Fain has taken a hard line in both his rhetoric and his ambitious bargaining demands. He made his remarks Friday wearing at T-shirt emblazoned with the words “Eat the Rich.” He said his comments and demands have been dismissed as “theatrics,” but they are working.
“It’s not about theatrics, it’s about power, the power we have as working class people,” he said. “We’ve shown the Big Three we’re not afraid to use it. Strikes, and the threat of strikes, by a unified membership, is what delivers.”
GM earlier this week it admitted to losing $200 million in the first two weeks of the strike.
On Friday, Ford said it would lay off 495 employees at its Cleveland Engine Plant, Lima Engine Plant and its Sterling Axle Plant. The layoffs come despite Ford being spared in expanded strikes that day.

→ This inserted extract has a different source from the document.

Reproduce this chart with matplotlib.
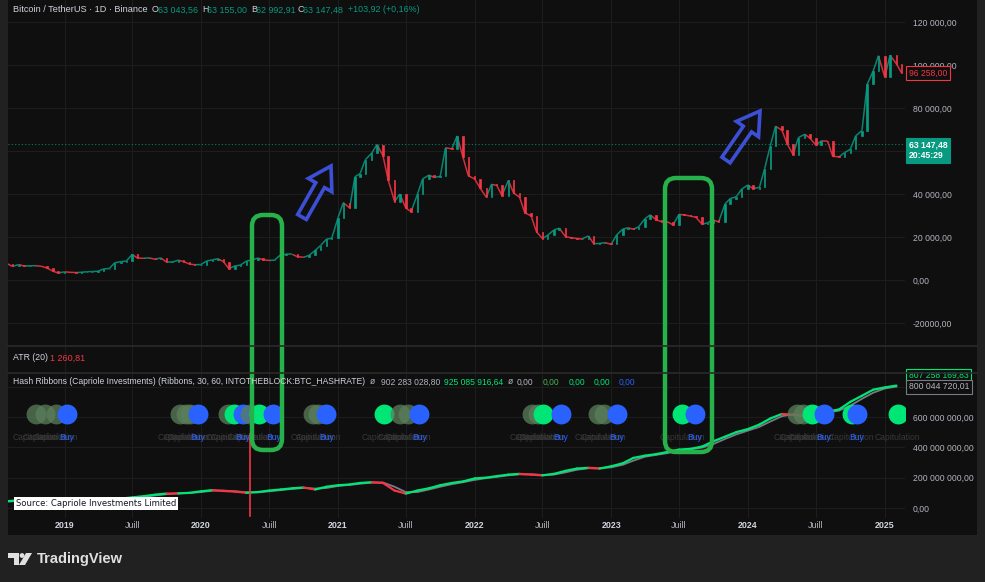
import numpy as np
import pandas as pd
import matplotlib
matplotlib.use("Agg")
import matplotlib.pyplot as plt
import matplotlib.dates as mdates
import matplotlib.transforms as mtransforms
from matplotlib.collections import LineCollection
from matplotlib.patches import Rectangle, FancyBboxPatch, Polygon

W, H = 985, 582

# BTC/USDT closes, 1st and 15th of each month from 2018-08-01
price_close = [
    7600, 6300, 7200, 6500, 6600, 6700, 6350, 5600, 4100, 3250,
    3800, 3600, 3450, 3620, 3820, 3920, 4100, 5150, 5350, 8000, 8550, 8800,
    11900, 10200, 10100, 10300, 9600, 10300, 8300, 8300, 9200, 8600, 7400, 7100,
    7200, 8800, 9400, 9900, 8500, 5300, 6600, 6900, 8800, 9300, 10200, 9400,
    9100, 9200, 11800, 11900, 11900, 10800, 10600, 11400, 13800, 16000, 19000, 19400,
    29000, 36000, 33500, 48000, 49500, 56000, 59000, 63000, 57800, 46500, 36500, 40000,
    33500, 31800, 39800, 47000, 48800, 47700, 48200, 61500, 61000, 67000, 57000, 48500,
    47000, 43000, 38500, 44500, 44000, 39300, 46300, 40500, 38500, 31300, 29800, 22500,
    19300, 20800, 23300, 24100, 20100, 19700, 19300, 19100, 20500, 16900, 17000, 17400,
    16600, 20900, 23700, 24300, 23600, 24700, 28500, 30300, 28000, 27200, 27000, 25600,
    30500, 30300, 29700, 29200, 25900, 26600, 27900, 27000, 35400, 37900, 38700, 42200,
    44200, 42500, 43100, 51800, 62400, 71500, 69700, 63400, 58300, 66200, 67800, 66000,
    62700, 64700, 64600, 57500, 57300, 59200, 60800, 67000, 69500, 91000, 97200, 104300,
    94400, 104500, 100600, 96258,
]

# hash rate, millions of TH/s, monthly from 2018-08
hash_fast = [
    45, 50, 53, 45, 38,
    42, 44, 45, 48, 55, 62, 70, 78, 88, 95, 96, 100,
    110, 118, 112, 108, 100, 105, 115, 122, 130, 135, 122, 140,
    150, 155, 165, 170, 165, 115, 95, 115, 130, 150, 165, 175,
    195, 200, 210, 220, 225, 220, 215, 225, 245, 260, 265, 260,
    275, 295, 330, 345, 355, 370, 385, 390, 405, 440, 470, 500,
    520, 550, 590, 620, 615, 605, 625, 635, 650, 700, 740, 780,
    795, 807,
]
hash_slow = [
    42, 47, 51, 48, 42,
    41, 43, 44, 46, 51, 58, 66, 74, 83, 91, 97, 99,
    105, 114, 115, 110, 104, 104, 110, 118, 126, 132, 128, 132,
    145, 152, 160, 167, 168, 140, 105, 105, 122, 140, 157, 170,
    185, 197, 205, 215, 222, 222, 218, 220, 235, 252, 262, 262,
    268, 285, 312, 338, 350, 362, 378, 387, 398, 422, 455, 485,
    510, 535, 570, 605, 618, 610, 615, 630, 642, 675, 720, 760,
    788, 800,
]

cap_dates = ['2018-10-16', '2018-11-11', '2018-12-08', '2019-11-06', '2019-11-22',
             '2019-12-03', '2020-03-14', '2020-05-12', '2020-10-27', '2020-11-09',
             '2021-06-16', '2021-07-07', '2022-06-04', '2022-06-20', '2022-11-26',
             '2022-12-12', '2024-05-11', '2024-05-27']
recovery_dates = ['2020-03-28', '2020-06-05', '2021-05-05', '2022-07-02', '2023-07-10',
                  '2024-06-20', '2024-10-05', '2025-02-05']
buy_dates = ['2019-01-07', '2019-12-24', '2020-04-21', '2020-07-12', '2020-12-01',
             '2021-08-06', '2022-08-19', '2023-01-16', '2023-08-12', '2024-07-22',
             '2024-10-18']

price_ticks = [120000, 100000, 80000, 60000, 40000, 20000, 0, -20000]
price_tick_labels = ['120 000,00', '100 000,00', '80 000,00', '', '40 000,00',
                     '20 000,00', '0,00', '-20000,00']
hash_ticks = [800, 600, 400, 200, 0]
hash_tick_labels = ['', '600 000 000,00', '400 000 000,00', '200 000 000,00', '0,00']
time_ticks = ['2019-01-01', '2019-07-01', '2020-01-01', '2020-07-01', '2021-01-01',
              '2021-07-01', '2022-01-01', '2022-07-01', '2023-01-01', '2023-07-01',
              '2024-01-01', '2024-07-01', '2025-01-01']
time_labels = ['2019', 'Juill', '2020', 'Juill', '2021', 'Juill', '2022', 'Juill',
               '2023', 'Juill', '2024', 'Juill', '2025']

last_price = 96258.00
cross_price = 63147.48

BG = '#0f0f0f'
OUT = '#212121'
GRID = '#1d1d1d'
TXT = '#b2b5be'
UP = '#089981'
DN = '#f23645'
LIME = '#00e676'
BLUE = '#2962ff'

plt.rcParams['font.family'] = ['Liberation Sans', 'DejaVu Sans']

fig = plt.figure(figsize=(W / 100, H / 100), dpi=100, facecolor=OUT)
fig.patches.append(Rectangle((8 / W, 1 - 535 / H), 969 / W, 535 / H,
                             transform=fig.transFigure, fc=BG, ec='none', zorder=-10))


def px_axes(x0, y0, x1, y1):
    return fig.add_axes([x0 / W, 1 - y1 / H, (x1 - x0) / W, (y1 - y0) / H])


ax_price = px_axes(8, 0, 905, 345)
ax_atr = px_axes(8, 346, 905, 372)
ax_hash = px_axes(8, 373, 905, 518)

xmin, xmax = pd.Timestamp('2018-08-03'), pd.Timestamp('2025-02-24')
tticks = pd.to_datetime(time_ticks)
for ax in (ax_price, ax_atr, ax_hash):
    ax.set_facecolor(BG)
    for s in ax.spines.values():
        s.set_visible(False)
    ax.set_xlim(xmin, xmax)
    ax.set_xticks(tticks)
    ax.tick_params(length=0)
    ax.grid(True, color=GRID, lw=0.8)
    ax.set_axisbelow(True)

# price: candle bodies open->close joined by a thin close line
price_dates = pd.date_range('2018-08-01', periods=len(price_close), freq='SMS')
px = mdates.date2num(price_dates)
close = np.array(price_close, dtype=float)
opens = np.r_[close[0], close[:-1]]
colors = [UP if c >= o else DN for o, c in zip(opens, close)]
segs = [[(px[i], close[i]), (px[i + 1], close[i + 1])] for i in range(len(close) - 1)]
ax_price.add_collection(LineCollection(segs, colors=colors[1:], lw=1.1, alpha=0.85, zorder=3))
ax_price.bar(price_dates, close - opens, bottom=opens, width=4, color=colors,
             edgecolor=colors, lw=0.5, zorder=4)
ax_price.set_ylim(-30230, 130230)
ax_price.set_yticks(price_ticks)
ax_price.set_yticklabels(price_tick_labels)
ax_price.yaxis.tick_right()
ax_price.tick_params(axis='y', pad=5.5, labelsize=6.2, labelcolor=TXT)
ax_price.set_xticklabels([])
ax_price.axhline(cross_price, color=UP, ls=(0, (1, 2)), lw=0.8, alpha=0.8)


def value_tag(ax, y, text, fg, fc, ec, dy=0, weight='normal'):
    tr = mtransforms.offset_copy(ax.get_yaxis_transform(), fig=fig, x=4, y=dy, units='dots')
    ax.text(1, y, text, transform=tr, color=fg, fontsize=6.2, ha='left', va='center',
            weight=weight, linespacing=1.25, clip_on=False, zorder=6,
            bbox=dict(boxstyle='square,pad=0.3', fc=fc, ec=ec, lw=0.8))


value_tag(ax_price, last_price, '96 258,00', DN, BG, DN)
value_tag(ax_price, cross_price, '63 147,48\n20:45:29', 'white', UP, UP, dy=-6, weight='bold')

ax_atr.set_ylim(0, 1)
ax_atr.set_yticks([])
ax_atr.set_xticklabels([])

# hash ribbons
hash_dates = pd.date_range('2018-08-01', periods=len(hash_fast), freq='MS')
hx = mdates.date2num(hash_dates)
fast = np.array(hash_fast, dtype=float)
slow = np.array(hash_slow, dtype=float)
ax_hash.plot(hash_dates, slow, color='#787b86', lw=1.3, zorder=3)
segs = [[(hx[i], fast[i]), (hx[i + 1], fast[i + 1])] for i in range(len(fast) - 1)]
seg_cols = [LIME if fast[i + 1] >= slow[i + 1] else DN for i in range(len(fast) - 1)]
ax_hash.add_collection(LineCollection(segs, colors=seg_cols, lw=1.6, zorder=4,
                                      capstyle='round'))
ax_hash.set_ylim(-66, 890)
ax_hash.set_yticks(hash_ticks)
ax_hash.set_yticklabels(hash_tick_labels)
ax_hash.yaxis.tick_right()
ax_hash.tick_params(axis='y', pad=5.5, labelsize=6.2, labelcolor=TXT)
ax_hash.set_xticklabels(time_labels)
ax_hash.tick_params(axis='x', pad=2.5, labelsize=6.4, labelcolor='#d1d4dc')
for lab in ax_hash.get_xticklabels():
    if lab.get_text() != 'Juill':
        lab.set_fontweight('bold')
    else:
        lab.set_color(TXT)

value_tag(ax_hash, hash_fast[-1], '807 258 169,83', LIME, BG, LIME, dy=10)
value_tag(ax_hash, hash_slow[-1], '800 044 720,01', TXT, BG, '#787b86')

# signal circles, drawn in time order like the indicator
sig = [(pd.Timestamp(d), '#5b7f5b', 0.75, 'Capitulation') for d in cap_dates]
sig += [(pd.Timestamp(d), LIME, 1.0, 'Capitulation') for d in recovery_dates]
sig += [(pd.Timestamp(d), BLUE, 1.0, 'Buy') for d in buy_dates]
sig.sort(key=lambda s: s[0])
sig_level = 620
for d, c, a, lab in sig:
    ax_hash.scatter([d], [sig_level], s=205, color=c, alpha=a, lw=0, zorder=5)
lab_tr = mtransforms.offset_copy(ax_hash.transData, fig=fig, y=-24, units='dots')
for d, c, a, lab in sig:
    if lab == 'Capitulation':
        ax_hash.text(d, sig_level, lab, transform=lab_tr, color='#383838', fontsize=6.2,
                     ha='center', va='center', zorder=5)
for d, c, a, lab in sig:
    if lab == 'Buy':
        ax_hash.text(d, sig_level, lab, transform=lab_tr, color=BLUE, fontsize=6.2,
                     ha='center', va='center', zorder=6)

ax_hash.axvline(pd.Timestamp('2020-05-11'), ymin=0.015, ymax=0.58, color=DN, lw=1.2, zorder=6)

# overlay in pixel coordinates
ov = fig.add_axes([0, 0, 1, 1], facecolor='none', zorder=10)
ov.set_xlim(0, W)
ov.set_ylim(H, 0)
ov.axis('off')

for y in (345.5, 372.5):
    ov.plot([8, 977], [y, y], color='#2a2a2a', lw=1.2)

ov.text(13, 10, 'Bitcoin / TetherUS · 1D · Binance', color='#d1d4dc', fontsize=6.55, va='center')
hdr = [(152, 'O', '#d1d4dc'), (158, '63 043,56', UP), (202, 'H', '#d1d4dc'), (207, '63 155,00', UP),
       (251, 'B', '#d1d4dc'), (256, '62 992,91', UP), (298, 'C', '#d1d4dc'), (303, '63 147,48', UP),
       (348, '+103,92 (+0,16%)', UP)]
for x, s, c in hdr:
    ov.text(x, 10, s, color=c, fontsize=6.4, va='center')

ov.text(13, 358, 'ATR (20)', color='#d1d4dc', fontsize=6.3, va='center')
ov.text(50, 358, '1 260,81', color=DN, fontsize=6.5, va='center')

ov.text(13, 382, 'Hash Ribbons (Capriole Investments) (Ribbons, 30, 60, INTOTHEBLOCK:BTC_HASHRATE)',
        color='#d1d4dc', fontsize=6.15, va='center')
leg = [(370, 'ø', TXT), (381, '902 283 028,80', TXT), (444, '925 085 916,64', LIME),
       (508, 'ø', TXT), (517, '0,00', TXT), (543, '0,00', '#4caf50'), (569, '0,00', LIME),
       (594, '0,00', LIME), (619, '0,00', BLUE)]
for x, s, c in leg:
    ov.text(x, 382, s, color=c, fontsize=6.15, va='center')

ov.text(16, 503.5, 'Source: Capriole Investments Limited', color='#131722', fontsize=6.1,
        family='DejaVu Sans', va='center',
        bbox=dict(boxstyle='square,pad=0.2', fc='white', ec='none'))

# hand-drawn annotations
GREEN = '#27b14a'
for x0, y0, x1, y1 in [(252, 215, 282, 450), (665, 178, 712, 452)]:
    ov.add_patch(FancyBboxPatch((x0, y0), x1 - x0, y1 - y0,
                                boxstyle='round,pad=0,rounding_size=11',
                                fill=False, ec=GREEN, lw=3.2))


def arrow_outline(p0, p1, shaft=10, head=27, head_len=22):
    p0, p1 = np.array(p0, float), np.array(p1, float)
    u = (p1 - p0) / np.linalg.norm(p1 - p0)
    n = np.array([-u[1], u[0]])
    b = p1 - u * head_len
    return [p0 + n * shaft / 2, b + n * shaft / 2, b + n * head / 2, p1,
            b - n * head / 2, b - n * shaft / 2, p0 - n * shaft / 2]


for tail, tip in [((302, 217), (331, 166)), ((726, 160), (760, 111))]:
    ov.add_patch(Polygon(arrow_outline(tail, tip), closed=True, fill=False,
                         ec='#3d4fd6', lw=2.6, joinstyle='miter'))

# TradingView footer
ov.add_patch(Polygon([(8, 553), (19, 553), (19, 565), (14, 565), (14, 558), (8, 558)],
                     closed=True, fc='#e0e0e0', ec='none'))
ov.add_patch(plt.Circle((22, 555.5), 2.4, fc='#e0e0e0', ec='none'))
ov.add_patch(Polygon([(26, 553), (32, 553), (25, 565), (19, 565)],
                     closed=True, fc='#e0e0e0', ec='none'))
ov.text(37, 559, 'TradingView', color='#e0e0e0', fontsize=10.5, weight='bold', va='center')

fig.savefig('out.png', dpi=100, facecolor=OUT)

“While we are doing what we can to avoid layoffs, we have no choice but to reduce production of parts that would be destined for a plant that is on strike,” Bryce Currie, vice president, Americas Manufacturing and Labor Affairs for Ford Blue, said in a statement. “Strike-related layoffs are an unfortunate result of the UAW’s strategy.”
Ford said that brings its total strike-related layoffs to 1,800 workers.
In addition to the agreement with GM on battery plant workers, Fain said that the companies are now offering raise increases totaling between 20% at GM and Stellantis and 23% at Ford, through the life of the contract that ends in early 2028.
“It’s not where we need to be, but it’s a hell of a lot further along,” he said. And he added that Ford and Stellantis have also agreed to restoring cost-of-living adjustments to protect workers from rising prices, and that GM “isn’t far behind.”
While the union has been on strike against all three unionized automakers for the first time in its history, the UAW started the strike on September 15 with a targeted work stoppage by 12,700 members at one assembly plant for each company. A week later it added a series of 38 parts and distribution centers operated in 20 states by GM and Stellantis, but did not expand the strike at Ford, saying that automaker had made significant progress in negotiations.
Then on September 29 the UAW declined to expand the strike against Stellantis, once again citing progress in talks, but added a strike against one assembly plant each at GM and Ford. So the decision not to expand the strike at any of the companies on Friday is a break from past practice, and a hopeful sign of progress.
The union has said all along it stood ready to expand the strike to increase pressure on the companies. And Fain said that GM knew it’s next strike target at GM was the Arlington, Texas assembly line that makes the Chevrolet Tahoe and Suburban, the GMC Yukon and Cadillac Escalade. Fain described the Arlington plant “GM’s biggest money maker.”
“It was that threat that brought GM to the table,” he said.